Anne Bourse est née en 1982 à Lyon. Elle vit et travaille à Saint-Denis.

De son travail, restent en tête des lignes et lettres tourbillonantes, qu’on dirait sorties de cartoons burlesques ou de fresques psychédéliques, qui envahissent la surface de livres, vêtements et papiers en tous genres. Bien que sa pratique se décline en différents médiums, parmi lesquels la peinture, le dessin, ainsi que les productions textiles ou textuelles, elle est avant tout rythmée par le mouvement continu d’une écriture de soi.
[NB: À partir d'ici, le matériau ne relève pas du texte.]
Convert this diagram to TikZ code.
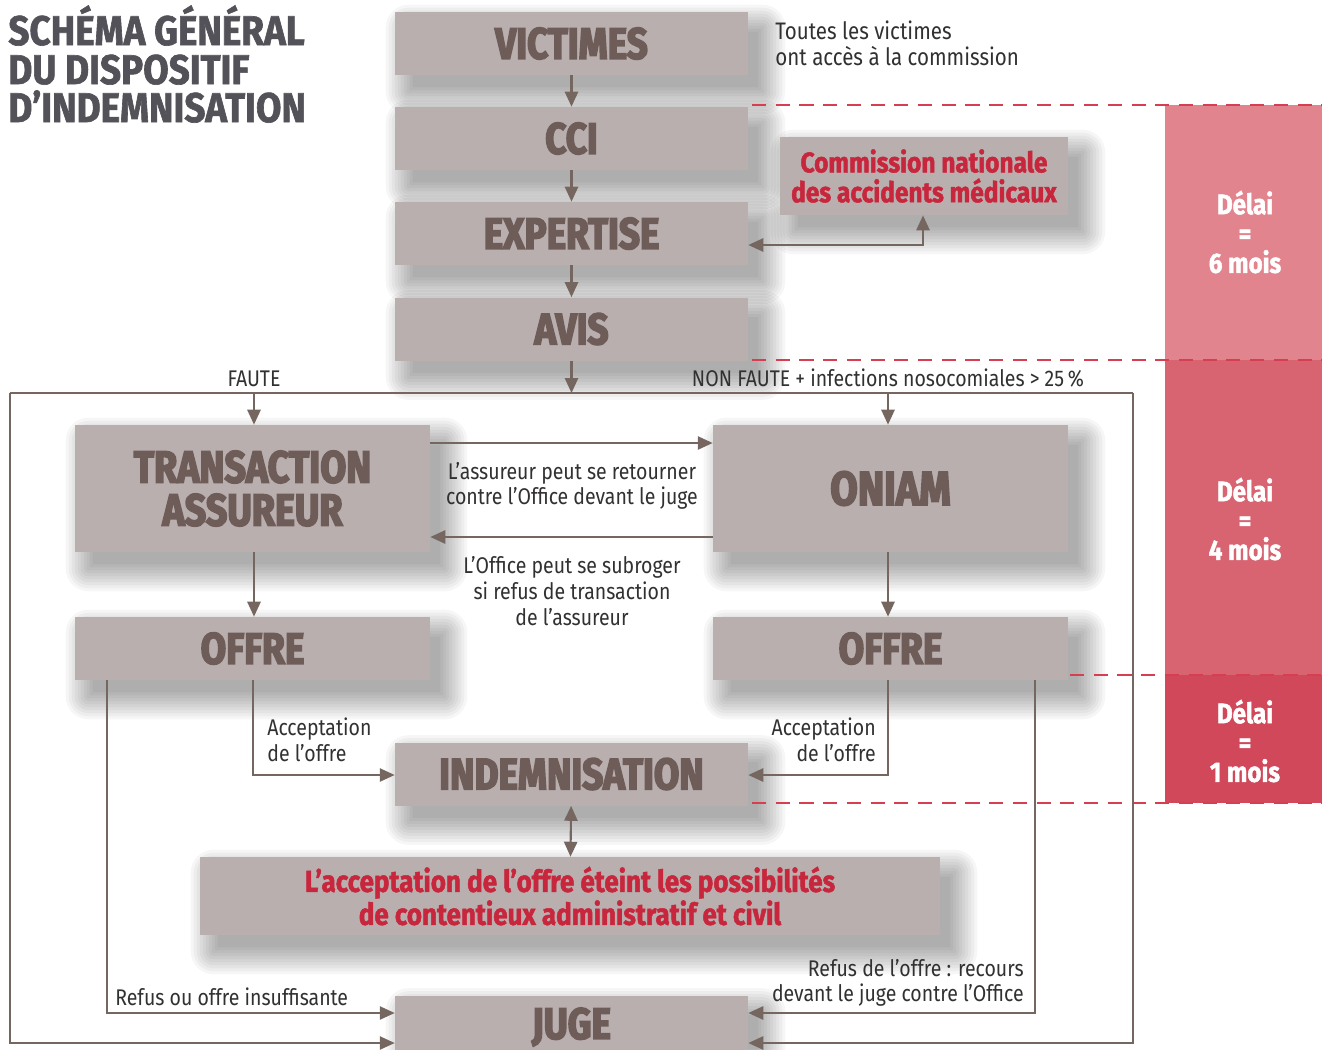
\documentclass[tikz,border=0pt]{standalone}
\usepackage{fontspec}
\setmainfont{Fira Sans}[FakeStretch=0.86]
\newfontfamily\heavy{Fira Sans}[FakeStretch=0.86, FakeBold=1.6]
\newfontfamily\titlef{Fira Sans}[FakeStretch=0.89, FakeBold=1.5]
\newfontfamily\blackf{Fira Sans}[FakeStretch=0.84, FakeBold=3.6]
\usetikzlibrary{arrows.meta,calc}
\definecolor{boxfill}{RGB}{185,175,174}
\definecolor{boxtext}{RGB}{110,92,88}
\definecolor{linec}{RGB}{118,102,96}
\definecolor{redtext}{RGB}{200,38,60}
\definecolor{reddash}{RGB}{214,62,82}
\definecolor{titlec}{RGB}{82,82,88}
\definecolor{bodyc}{RGB}{50,48,48}
\definecolor{delaiA}{RGB}{226,132,142}
\definecolor{delaiB}{RGB}{216,100,114}
\definecolor{delaiC}{RGB}{208,72,90}
\pgfdeclarelayer{shadowlayer}
\pgfsetlayers{shadowlayer,main}
\newcommand\softshade[1]{%
  \begin{pgfonlayer}{shadowlayer}
  \foreach \r in {-4,-1,...,23}{%
    \pgfmathsetlengthmacro\rc{max(\r,0.5)*0.02cm}%
    \fill[black, opacity=0.034, rounded corners=\rc]
      ($(#1.north west)+(14-\r,16-\r)$) rectangle ($(#1.south east)+(14+\r,16+\r)$);
  }
  \end{pgfonlayer}}
\begin{document}
\begin{tikzpicture}[x=0.02cm, y=-0.02cm,
  gbox/.style={fill=boxfill, text=boxtext, inner sep=0pt, align=center,
    font=\blackf\bfseries\fontsize{25}{27}\selectfont,
    minimum width=7.06cm, minimum height=1.26cm},
  redbox/.style={gbox, text=redtext, font=\heavy\bfseries\fontsize{16.2}{17}\selectfont},
  arr/.style={draw=linec, line width=1.2pt, -{Triangle[length=8.5pt,width=7.5pt]}},
  biarr/.style={draw=linec, line width=1.2pt, {Triangle[length=8.5pt,width=7.5pt]}-{Triangle[length=8.5pt,width=7.5pt]}},
  lin/.style={draw=linec, line width=1.2pt},
  lbl/.style={text=bodyc, font=\fontsize{12.9}{14.6}\selectfont, inner sep=0pt},
  delaydash/.style={draw=reddash, line width=1.3pt, dash pattern=on 8pt off 5.5pt},
  delaitxt/.style={text=white, font=\heavy\bfseries\fontsize{16}{16.7}\selectfont, align=center, inner sep=0pt},
  titletxt/.style={anchor=base west, text=titlec, inner sep=0pt, font=\titlef\bfseries\fontsize{23.6}{24}\selectfont}
]
\useasboundingbox (0,0) rectangle (1322,1049);
\begin{pgfonlayer}{shadowlayer}
\fill[white] (0,0) rectangle (1322,1049);
\end{pgfonlayer}

% delay bands
\fill[delaiA] (1165,105) rectangle (1322,360);
\fill[delaiB] (1165,360) rectangle (1322,675);
\fill[delaiC] (1165,675) rectangle (1322,803);
\node[delaitxt] (d6) at (1245,232) {Délai\\=\\6 mois};
\node[delaitxt] (d4) at (1245,519) {Délai\\=\\4 mois};
\node[delaitxt] (d1) at (1245,741) {Délai\\=\\1 mois};

% title
\node[titletxt] (title1) at (8,45) {SCHÉMA GÉNÉRAL};
\node[titletxt] (title2) at (8,84) {DU DISPOSITIF};
\node[titletxt] (title3) at (8,122) {D’INDEMNISATION};

% boxes
\node[gbox] (vic) at (571.5,43.5) {VICTIMES};
\node[gbox] (cci) at (571.5,138.5) {CCI};
\node[gbox] (exp) at (571.5,233.5) {EXPERTISE};
\node[gbox] (avis) at (571.5,329) {AVIS};
\node[redbox, minimum width=5.76cm, minimum height=1.56cm] (cnam) at (924,176)
  {Commission nationale\\des accidents médicaux};
\node[gbox, minimum width=7.1cm, minimum height=2.54cm, font=\blackf\bfseries\fontsize{25.5}{24.5}\selectfont] (trans) at (252.5,488.5) {TRANSACTION\\ASSUREUR};
\node[gbox, minimum width=7.1cm, minimum height=2.54cm, font=\blackf\bfseries\fontsize{27}{27}\selectfont] (oniam) at (890.5,488.5) {ONIAM};
\node[gbox, minimum width=7.1cm] (offL) at (252.5,648.5) {OFFRE};
\node[gbox, minimum width=7.1cm] (offR) at (890.5,648.5) {OFFRE};
\node[gbox] (indem) at (571.5,774) {INDEMNISATION};
\node[redbox, minimum width=14.8cm, minimum height=1.56cm, font=\heavy\bfseries\fontsize{17.2}{16.5}\selectfont] (acc) at (570,896)
  {L’acceptation de l’offre éteint les possibilités\\de contentieux administratif et civil};
\node[gbox] (juge) at (571.5,1027) {JUGE};

\softshade{vic}\softshade{cci}\softshade{exp}\softshade{avis}\softshade{cnam}
\softshade{trans}\softshade{oniam}\softshade{offL}\softshade{offR}
\softshade{indem}\softshade{acc}\softshade{juge}

% dashed delay lines
\draw[delaydash] (752,105) -- (1322,105);
\draw[delaydash] (752,360) -- (1322,360);
\draw[delaydash] (1070,675) -- (1322,675);
\draw[delaydash] (752,803) -- (1322,803);

% text beside
\node[lbl, anchor=west, align=left, font=\fontsize{13.6}{14.8}\selectfont] (tout) at (775,43) {Toutes les victimes\\ont accès à la commission};

% main column arrows
\draw[arr] (vic) -- (cci);
\draw[arr] (cci) -- (exp);
\draw[arr] (exp) -- (avis);
\coordinate (fc) at (571.5,393);
\draw[arr] (avis) -- (fc);

% commission link
\coordinate (ck) at (923,245);
\draw[biarr] (exp.east |- ck) -- (ck) -- (ck |- cnam.south);

% frame
\coordinate (fl) at (10,393);
\coordinate (fr) at (1133,393);
\coordinate (jl) at (10,1043);
\coordinate (jr) at (1133,1043);
\draw[lin] (fl) -- (fr);
\draw[arr] (fl) -- (jl) -- (juge.west |- jl);
\draw[arr] (fr) -- (jr) -- (juge.east |- jr);

% faute / non faute
\node[lbl] (faute) at (254,379) {FAUTE};
\node[lbl] (nonf) at (888,378) {NON FAUTE + infections nosocomiales > 25\,\%};
\coordinate (fa) at (254,393);
\coordinate (nf) at (888,393);
\draw[arr] (fa) -- (fa |- trans.north);
\draw[arr] (nf) -- (nf |- oniam.north);

% between transaction and oniam
\coordinate (t1) at (432,443);
\coordinate (t2) at (432,537);
\draw[arr] (trans.east |- t1) -- (oniam.west |- t1);
\draw[arr] (oniam.west |- t2) -- (trans.east |- t2);
\node[lbl, align=center] (l1) at (572,486) {L’assureur peut se retourner\\contre l’Office devant le juge};
\node[lbl, align=center] (l2) at (572,591) {L’Office peut se subroger\\si refus de transaction\\de l’assureur};

% to offers
\draw[arr] (trans.south -| fa) -- (offL.north -| fa);
\draw[arr] (oniam.south -| nf) -- (offR.north -| nf);

% acceptance
\coordinate (al) at (253,775);
\coordinate (ar) at (888,775);
\draw[arr] (offL.south -| al) -- (al) -- (indem.west |- al);
\draw[arr] (offR.south -| ar) -- (ar) -- (indem.east |- ar);
\node[lbl, anchor=west, align=left] (accl) at (267,740) {Acceptation\\de l’offre};
\node[lbl, anchor=east, align=right] (accr) at (876,740) {Acceptation\\de l’offre};

% refusals
\coordinate (rl) at (107,1013);
\coordinate (rr) at (1035,1013);
\draw[arr] (offL.south -| rl) -- (rl) -- (juge.west |- rl);
\draw[arr] (offR.south -| rr) -- (rr) -- (juge.east |- rr);
\node[lbl, anchor=west] (refl) at (115,997) {Refus ou offre insuffisante};
\node[lbl, anchor=east, align=right] (refr) at (1024,983) {Refus de l’offre : recours\\devant le juge contre l’Office};

% indemnisation <-> acceptation
\draw[biarr] (indem) -- (acc);
\end{tikzpicture}
\end{document}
Parmi ses expositions personnelles récentes, figurent: Musée d’art moderne et contemporain de Saint-Étienne Métropole (MAMC+) (FR), Kunsthalle Bremerhaven (DE), Galerie Édouard Manet, Gennevilliers (FR), Crèvecoeur, Paris (FR). Il a été montré dans de nombreuses expositions collectives, notament au 24e Prix Fondation Pernod Ricard, Paris (FR), au Palais de Tokyo, Paris (FR), Villa Empain, Bruxelles (BE), Frac Corsica, Corte (FR), Scheusal, Berlin (DE), Crédac, Ivry-sur-Seine (FR), CAC Brétigny, Brétigny-sur-Orge (FR), Frac Île de France, Paris (FR).

Anne Bourse est représentée par la galerie Crèvecœur à Paris.

Elle présente actuellement l’exposition “Dissociation” à la galerie Crèvecœur (9 rue des cascades, Paris 20), jusqu’au 19 juillet 2025.